* Dataset records

* Begin *

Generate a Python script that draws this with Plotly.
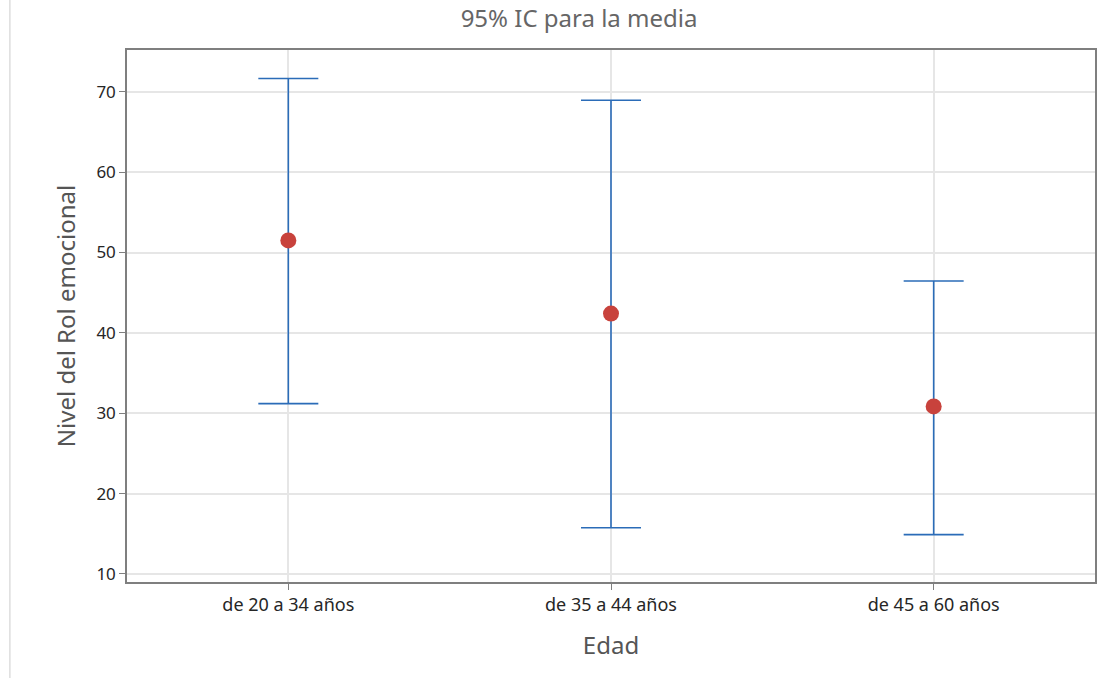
import plotly.graph_objects as go

categories = ["de 20 a 34 años", "de 35 a 44 años", "de 45 a 60 años"]
means = [51.5, 42.4, 30.85]
upper = [71.65, 68.95, 46.45]
lower = [31.2, 15.75, 14.9]

err_plus = [u - m for u, m in zip(upper, means)]
err_minus = [m - l for m, l in zip(means, lower)]

fig = go.Figure()
fig.add_trace(go.Scatter(
    x=categories, y=means, mode="markers",
    marker=dict(color="#C8423C", size=16, symbol="circle"),
    error_y=dict(type="data", symmetric=False, array=err_plus, arrayminus=err_minus,
                 color="#2B6CB8", thickness=1.6, width=30),
    showlegend=False,
))

FONT = "Noto Sans, Open Sans, sans-serif"
fig.update_layout(
    width=1111, height=678,
    margin=dict(l=127, r=16, t=50, b=96),
    paper_bgcolor="white", plot_bgcolor="white",
    font=dict(family=FONT),
    title=dict(text="95% IC para la media", x=0.467, xref="paper", xanchor="center",
               y=0.972, yref="container", yanchor="middle",
               font=dict(family=FONT, size=24, color="#666666")),
    xaxis=dict(
        title=dict(text="Edad", font=dict(size=24, color="#555555"), standoff=22),
        type="category", range=[-0.5, 2.5],
        showgrid=True, gridcolor="#E6E6E6", gridwidth=1.5,
        showline=True, linecolor="#7F7F7F", linewidth=1.5, mirror=True,
        ticks="outside", ticklen=6, tickcolor="#7F7F7F",
        tickfont=dict(family=FONT, size=18, color="#262626"), zeroline=False,
    ),
    yaxis=dict(
        title=dict(text="Nivel del Rol emocional", font=dict(size=24, color="#555555"), standoff=14),
        range=[9.0, 75.2], tickvals=[10, 20, 30, 40, 50, 60, 70],
        showgrid=True, gridcolor="#E6E6E6", gridwidth=1.5,
        showline=True, linecolor="#7F7F7F", linewidth=1.5, mirror=True,
        ticks="outside", ticklen=6, tickcolor="#7F7F7F",
        tickfont=dict(family=FONT, size=17, color="#262626"), zeroline=False,
    ),
    shapes=[dict(type="line", xref="paper", yref="paper",
                 x0=-0.121, x1=-0.121, y0=-0.2, y1=1.1,
                 line=dict(color="#DDDDDD", width=1.5))],
)

fig.write_html("out.html", config={"displayModeBar": False},
               post_script="document.body.style.margin='0';document.body.style.overflow='hidden';")
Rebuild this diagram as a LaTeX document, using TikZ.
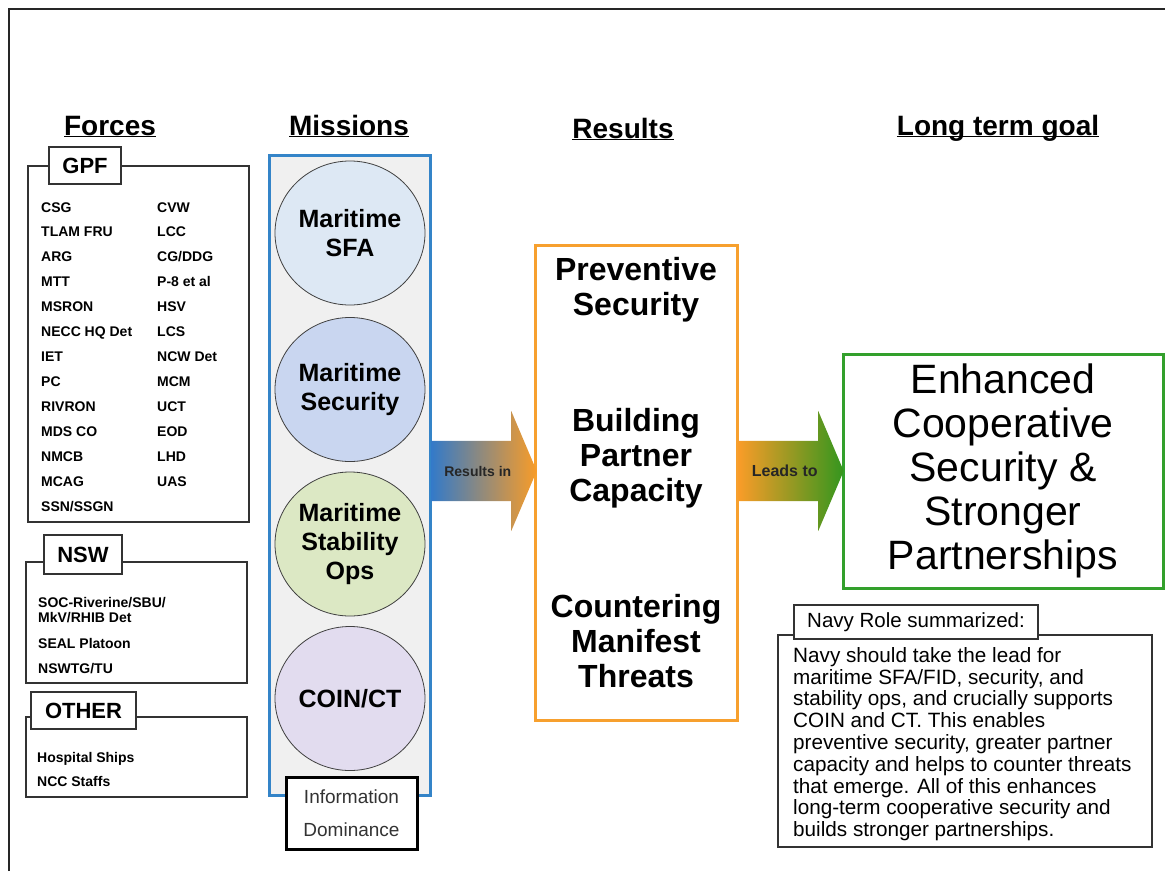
\documentclass[tikz,border=0pt]{standalone}
\usepackage{fontspec}
\setmainfont{Liberation Sans}
\usetikzlibrary{shapes.geometric,shapes.arrows}
\definecolor{colblue}{RGB}{52,132,200}
\definecolor{colgray}{RGB}{240,240,240}
\definecolor{sfafill}{RGB}{221,232,244}
\definecolor{secfill}{RGB}{201,214,240}
\definecolor{stabfill}{RGB}{220,232,196}
\definecolor{coinfill}{RGB}{226,220,239}
\definecolor{resorange}{RGB}{247,160,46}
\definecolor{goalgreen}{RGB}{51,160,44}
\definecolor{arrblue}{RGB}{52,122,200}
\definecolor{arrorange}{RGB}{248,156,40}
\definecolor{arrgreen}{RGB}{52,150,30}
\begin{document}
\begin{tikzpicture}[x=1pt,y=1pt]
    \tikzstyle{every node}+=[inner sep=0pt]
    \tikzstyle{heading}=[anchor=base,font=\fontsize{28}{30}\selectfont\bfseries]
    \tikzstyle{panel}=[draw=black!80,line width=1.2pt,fill=white]
    \tikzstyle{tag}=[panel,font=\fontsize{22}{24}\selectfont\bfseries]
    \tikzstyle{unit}=[anchor=west,text height=10pt,text depth=0pt,font=\fontsize{14}{15}\selectfont\bfseries]
    \tikzstyle{mission}=[ellipse,draw=black!75,line width=0.8pt,minimum width=150,minimum height=144,align=center,font=\fontsize{25}{29}\selectfont\bfseries]
    \tikzstyle{result}=[align=center,font=\fontsize{32}{35}\selectfont\bfseries]
    \tikzstyle{bigarrow}=[single arrow,anchor=tail,minimum height=105,single arrow head extend=30pt,single arrow tip angle=134,text height=10pt,text depth=0pt,inner ysep=25pt,font=\fontsize{14}{15}\selectfont\bfseries,text=black!85]
    \useasboundingbox (0,0) rectangle (1165,-871);
    % frame
    \draw [black!85,line width=2pt] (9,-871) -- (9,-9) -- (1165,-9);
    % headings
    \node [heading] (forcestitle) at (110,-135) {\underline{\smash{Forces}}};
    \node [heading] (missionstitle) at (349,-135) {\underline{\smash{Missions}}};
    \node [heading] (resultstitle) at (623,-138) {\underline{\smash{Results}}};
    \node [heading] (goaltitle) at (998,-135) {\underline{\smash{Long term goal}}};
    % forces
    \node [panel,minimum width=221,minimum height=356] (gpfbox) at (138.5,-344) {};
    \node [tag,minimum width=72,minimum height=37] (gpf) at (85,-165.5) {GPF};
    \foreach \unitname [count=\i from 0] in {CSG,TLAM FRU,ARG,MTT,MSRON,NECC HQ Det,IET,PC,RIVRON,MDS CO,NMCB,MCAG,SSN/SSGN}
        \node [unit] (gpfa\i) at (41,-207-24.92*\i) {\unitname};
    \foreach \unitname [count=\i from 0] in {CVW,LCC,CG/DDG,P-8 et al,HSV,LCS,NCW Det,MCM,UCT,EOD,LHD,UAS}
        \node [unit] (gpfb\i) at (157,-207-24.92*\i) {\unitname};
    \node [panel,minimum width=221,minimum height=121] (nswbox) at (136.5,-622.5) {};
    \node [tag,minimum width=78,minimum height=39] (nsw) at (83,-554.5) {NSW};
    \node [unit] (nswa) at (38,-602) {SOC-Riverine/SBU/};
    \node [unit] (nswb) at (38,-617) {MkV/RHIB Det};
    \node [unit] (nswc) at (38,-643) {SEAL Platoon};
    \node [unit] (nswd) at (38,-668) {NSWTG/TU};
    \node [panel,minimum width=221,minimum height=80] (otherbox) at (136.5,-757) {};
    \node [tag,minimum width=105,minimum height=37] (other) at (83.5,-710.5) {OTHER};
    \node [unit] (othera) at (37,-757) {Hospital Ships};
    \node [unit] (otherb) at (37,-781) {NCC Staffs};
    % missions
    \node [draw=colblue,line width=3pt,fill=colgray,minimum width=161,minimum height=640] (missions) at (349.5,-475) {};
    \node [mission,fill=sfafill] (sfa) at (350,-233) {Maritime\\SFA};
    \node [mission,fill=secfill] (msec) at (350,-389.5) {Maritime\\Security};
    \node [mission,fill=stabfill] (stab) at (350,-544) {Maritime\\Stability\\Ops};
    \node [mission,fill=coinfill] (coin) at (350,-698.5) {COIN/CT};
    \node [draw=black,line width=3pt,fill=white,minimum width=131,minimum height=72,align=center,text=black!80,font=\fontsize{19}{33}\selectfont] (infodom) at (351.5,-813) {Information\\Dominance};
    % results
    \node [draw=resorange,line width=3pt,minimum width=202,minimum height=475] (results) at (636,-482.5) {};
    \node [result] (prevsec) at (636,-290) {Preventive\\Security};
    \node [result] (bpc) at (636,-458) {Building\\Partner\\Capacity};
    \node [result] (cmt) at (636,-641) {Countering\\Manifest\\Threats};
    % goal
    \node [draw=goalgreen,line width=3pt,minimum width=320,minimum height=234,align=center,font=\fontsize{41}{44}\selectfont] (goal) at (1003,-471) {Enhanced\\Cooperative\\Security \&\\Stronger\\Partnerships};
    % arrows
    \node [bigarrow,left color=arrblue,right color=arrorange] (resultsin) at (missions.east |- goal.west) {Results in};
    \node [bigarrow,left color=arrorange,right color=arrgreen,font=\fontsize{16}{17}\selectfont\bfseries] (leadsto) at (results.east |- goal.west) {Leads to};
    % navy role
    \node [panel,minimum width=374,minimum height=212] (rolebox) at (965,-741) {};
    \node [panel,minimum width=244,minimum height=34,font=\fontsize{20.5}{22}\selectfont] (roletag) at (916,-622) {Navy Role summarized:};
    \node [anchor=north west,align=left,font=\fontsize{20.7}{21.8}\selectfont] (roletext) at (793,-647) {Navy should take the lead for\\maritime SFA/FID, security, and\\stability ops, and crucially supports\\COIN and CT. This enables\\preventive security, greater partner\\capacity and helps to counter threats\\that emerge. All of this enhances\\long-term cooperative security and\\builds stronger partnerships.};
\end{tikzpicture}
\end{document}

* End *

* Short exercise
Pictures excluded, repeat the records exactly from their opening line through the line containing "err_minus = [m".

* Exercise output
Generate a Python script that draws this with Plotly.
import plotly.graph_objects as go

categories = ["de 20 a 34 años", "de 35 a 44 años", "de 45 a 60 años"]
means = [51.5, 42.4, 30.85]
upper = [71.65, 68.95, 46.45]
lower = [31.2, 15.75, 14.9]

err_plus = [u - m for u, m in zip(upper, means)]
err_minus = [m - l for m, l in zip(means, lower)]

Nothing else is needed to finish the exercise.